[Figure scripts]
__________________________________________________

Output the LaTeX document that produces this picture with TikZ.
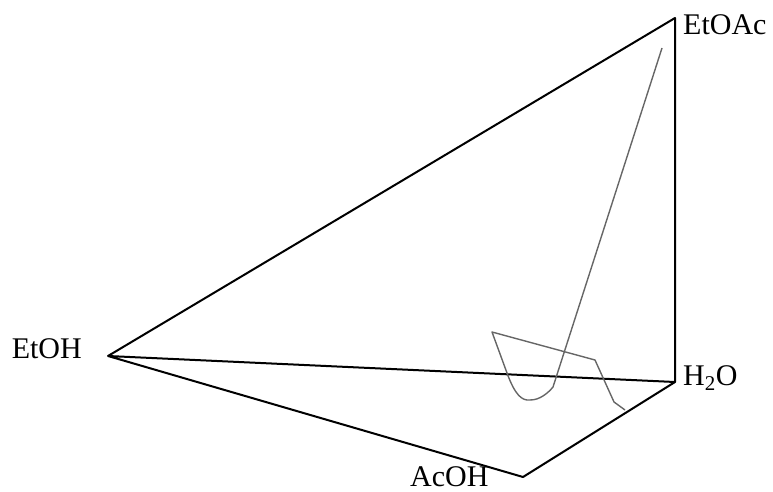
\documentclass[tikz,border=0pt]{standalone}
\usepackage{fontspec}
\setmainfont{Liberation Serif}
\tikzset{
  edge/.style={line width=2pt, line join=round},
  route/.style={line width=1.4pt, black!60, line join=round},
  vlabel/.style={inner sep=0pt, font=\fontsize{30}{30}\selectfont}
}
\begin{document}
\begin{tikzpicture}[x=1pt, y=-1pt]
\useasboundingbox (0,0) rectangle (773,492);
% vertices of the tetrahedron
\coordinate (etoac) at (675,18);
\coordinate (etoh) at (108,356);
\coordinate (water) at (675,382);
\coordinate (acoh) at (523,477);
% labels
\node[vlabel, anchor=base west] (etoacl) at (683,35) {EtOAc};
\node[vlabel, anchor=base east] (etohl) at (82,358) {EtOH};
\node[vlabel, anchor=base west] (waterl) at (683,385) {H\textsubscript{2}O};
\node[vlabel, anchor=base west] (acohl) at (410,486) {AcOH};
% edges
\draw[edge] (etoh) -- (etoac) -- (water) -- (etoh) -- (acoh) -- (water);
% composition path
\coordinate (ptop) at (662,48);
\coordinate (pend) at (625,410);
\draw[route] (ptop) -- (553,387)
  .. controls (548,393) and (540,400) .. (530,400)
  .. controls (522,401) and (515,395) .. (507,373)
  -- (492,332) -- (595,360) -- (614,402) -- (pend);
\end{tikzpicture}
\end{document}
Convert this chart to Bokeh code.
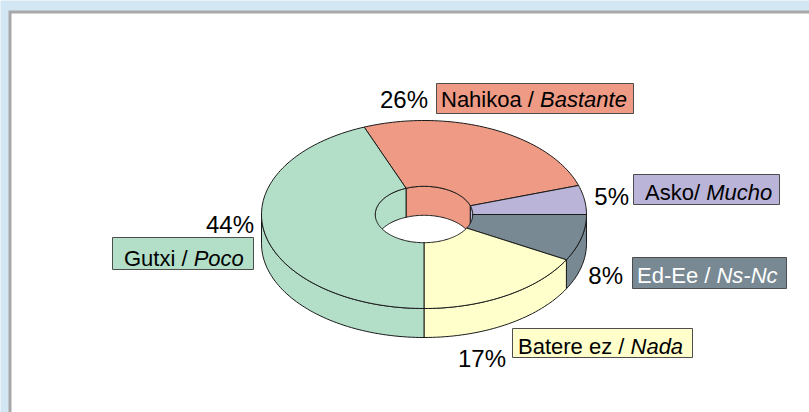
import numpy as np
from bokeh.plotting import figure
from bokeh.models import Range1d
from bokeh.embed import file_html
from bokeh.resources import INLINE
from bokeh.core.properties import value

# ---------------- data ----------------
label_main = ["Nahikoa / ", "Asko/ ", "Ed-Ee / ", "Batere ez / ", "Gutxi / "]
label_italic = ["Bastante", "Mucho", "Ns-Nc", "Nada", "Poco"]
percents = [26, 5, 8, 17, 44]
colors = ["#ee9a84", "#bab4d8", "#798993", "#ffffcc", "#b3dec8"]
text_colors = ["black", "black", "white", "black", "black"]

# ---------------- layout ----------------
W, H = 809, 412
BLUE = "#d3e6f4"
FONT = "Liberation Sans"
cx, cy = 423.5, 214.0          # pie centre (pixels)
ra, rb = 162.5, 94.0           # outer ellipse semi-axes
depth = 29.0
hole = 0.30
first_angle = 338.4            # degrees clockwise from 12 o'clock
BASE_SHIFT = -7                # renderer baseline correction

# label boxes: left, right, top, bottom ; text start x ; baseline y
box_l = [436, 633, 632, 512, 112]
box_r = [633, 779, 786, 692, 253]
box_t = [83, 174, 257, 328, 237]
box_b = [113, 204, 288, 357, 269]
txt_x = [440.5, 644.5, 636.5, 517.5, 123.5]
txt_y = [106, 199, 282, 353, 265]
pct_x = [427.5, 628.5, 622.5, 505.5, 253.5]
pct_y = [106, 203, 282, 365, 231]

# Arial / Liberation Sans advance widths (per 1000 em)
CW = {" ": 278, "/": 278, "-": 333, "%": 889, "A": 667, "B": 667, "E": 667,
      "G": 778, "M": 833, "N": 722, "P": 667, "a": 556, "b": 556, "c": 500,
      "d": 556, "e": 556, "h": 556, "i": 222, "k": 500, "n": 556, "o": 556,
      "r": 333, "s": 500, "t": 278, "u": 556, "x": 500, "z": 500}


def text_width(s, size):
    return sum(CW.get(ch, 556) for ch in s) * size / 1000.0


p = figure(width=W, height=H, x_range=Range1d(0, W), y_range=Range1d(H, 0),
           output_backend="svg", toolbar_location=None, min_border=0,
           x_axis_location=None, y_axis_location=None,
           outline_line_color=None, background_fill_color=BLUE,
           border_fill_color=BLUE)
p.xgrid.visible = False
p.ygrid.visible = False

# panel with grey left/top border
p.quad(left=[8], right=[W], top=[10], bottom=[H], fill_color="#a8a8a8", line_color=None)
p.quad(left=[11], right=[W], top=[13], bottom=[H], fill_color="white", line_color=None)


def arc(t1, t2, scale, dy=0.0):
    n = max(3, int(abs(t2 - t1) / 1.5) + 2)
    t = np.radians(np.linspace(t1, t2, n))
    return list(cx + scale * ra * np.sin(t)), list(cy - scale * rb * np.cos(t) + dy)


def clip(t1, t2, lo, hi):
    out = []
    for k in range(-2, 3):
        a, b = max(t1, lo + 360 * k), min(t2, hi + 360 * k)
        if b > a:
            out.append((a, b))
    return out


angles = []
acc = first_angle
for v in percents:
    angles.append((acc, acc + 3.6 * v))
    acc += 3.6 * v

LINE = "#1a1a1a"

# outer (front) walls
xs, ys, cs = [], [], []
for (t1, t2), c in zip(angles, colors):
    for a, b in clip(t1, t2, 90, 270):
        x1, y1 = arc(a, b, 1.0)
        x2, y2 = arc(b, a, 1.0, depth)
        xs.append(x1 + x2); ys.append(y1 + y2); cs.append(c)
p.patches(xs, ys, fill_color=cs, line_color=LINE, line_width=1)

# inner (back) walls of the hole
xs, ys, cs = [], [], []
for (t1, t2), c in zip(angles, colors):
    for a, b in clip(t1, t2, -90, 90):
        x1, y1 = arc(a, b, hole)
        x2, y2 = arc(b, a, hole, depth)
        xs.append(x1 + x2); ys.append(y1 + y2); cs.append(c)
p.patches(xs, ys, fill_color=cs, line_color=LINE, line_width=1)

# top surfaces
xs, ys = [], []
for (t1, t2) in angles:
    x1, y1 = arc(t1, t2, 1.0)
    x2, y2 = arc(t2, t1, hole)
    xs.append(x1 + x2); ys.append(y1 + y2)
p.patches(xs, ys, fill_color=colors, line_color=LINE, line_width=1)

# label boxes
p.quad(left=box_l, right=box_r, top=box_t, bottom=box_b,
       fill_color=colors, line_color="#4d4d4d", line_width=1)

# label texts (normal + italic part)
ty = [y + BASE_SHIFT for y in txt_y]
split_x = [x + text_width(s, 22) for x, s in zip(txt_x, label_main)]
p.text(x=txt_x, y=ty, text=label_main, text_color=text_colors,
       text_font=value(FONT), text_font_size="22px", text_baseline="alphabetic",
       text_align="left")
p.text(x=split_x, y=ty, text=label_italic, text_color=text_colors,
       text_font=value(FONT), text_font_size="22px", text_font_style="italic",
       text_baseline="alphabetic", text_align="left")

# percentages
p.text(x=pct_x, y=[y + BASE_SHIFT for y in pct_y], text=[f"{v}%" for v in percents],
       text_color="black", text_font=value(FONT), text_font_size="24px",
       text_baseline="alphabetic", text_align="right")

open("out.html", "w").write(file_html(p, INLINE))
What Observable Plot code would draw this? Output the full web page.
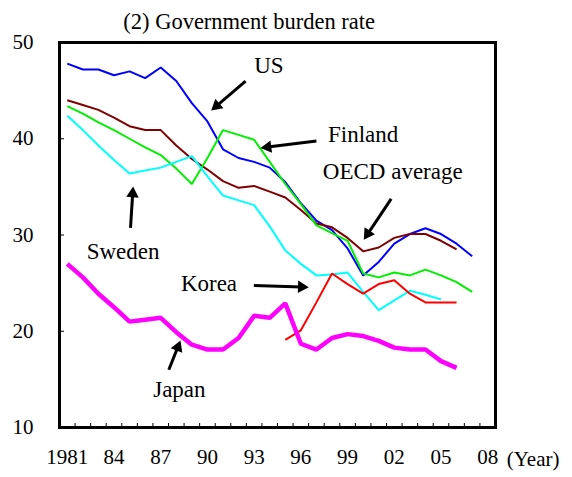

__________________________________________________

[WRITTEN EXERCISE] From the first line above through the line containing "BASE_SHIFT = -7", copy everything exactly, without the pictures.

[RESPONSE TO THIS EXERCISE]
Output the LaTeX document that produces this picture with TikZ.
\documentclass[tikz,border=0pt]{standalone}
\usepackage{fontspec}
\setmainfont{Liberation Serif}
\tikzset{
  edge/.style={line width=2pt, line join=round},
  route/.style={line width=1.4pt, black!60, line join=round},
  vlabel/.style={inner sep=0pt, font=\fontsize{30}{30}\selectfont}
}
\begin{document}
\begin{tikzpicture}[x=1pt, y=-1pt]
\useasboundingbox (0,0) rectangle (773,492);
% vertices of the tetrahedron
\coordinate (etoac) at (675,18);
\coordinate (etoh) at (108,356);
\coordinate (water) at (675,382);
\coordinate (acoh) at (523,477);
% labels
\node[vlabel, anchor=base west] (etoacl) at (683,35) {EtOAc};
\node[vlabel, anchor=base east] (etohl) at (82,358) {EtOH};
\node[vlabel, anchor=base west] (waterl) at (683,385) {H\textsubscript{2}O};
\node[vlabel, anchor=base west] (acohl) at (410,486) {AcOH};
% edges
\draw[edge] (etoh) -- (etoac) -- (water) -- (etoh) -- (acoh) -- (water);
% composition path
\coordinate (ptop) at (662,48);
\coordinate (pend) at (625,410);
\draw[route] (ptop) -- (553,387)
  .. controls (548,393) and (540,400) .. (530,400)
  .. controls (522,401) and (515,395) .. (507,373)
  -- (492,332) -- (595,360) -- (614,402) -- (pend);
\end{tikzpicture}
\end{document}
Convert this chart to Bokeh code.
import numpy as np
from bokeh.plotting import figure
from bokeh.models import Range1d
from bokeh.embed import file_html
from bokeh.resources import INLINE
from bokeh.core.properties import value

# ---------------- data ----------------
label_main = ["Nahikoa / ", "Asko/ ", "Ed-Ee / ", "Batere ez / ", "Gutxi / "]
label_italic = ["Bastante", "Mucho", "Ns-Nc", "Nada", "Poco"]
percents = [26, 5, 8, 17, 44]
colors = ["#ee9a84", "#bab4d8", "#798993", "#ffffcc", "#b3dec8"]
text_colors = ["black", "black", "white", "black", "black"]

# ---------------- layout ----------------
W, H = 809, 412
BLUE = "#d3e6f4"
FONT = "Liberation Sans"
cx, cy = 423.5, 214.0          # pie centre (pixels)
ra, rb = 162.5, 94.0           # outer ellipse semi-axes
depth = 29.0
hole = 0.30
first_angle = 338.4            # degrees clockwise from 12 o'clock
BASE_SHIFT = -7                # renderer baseline correction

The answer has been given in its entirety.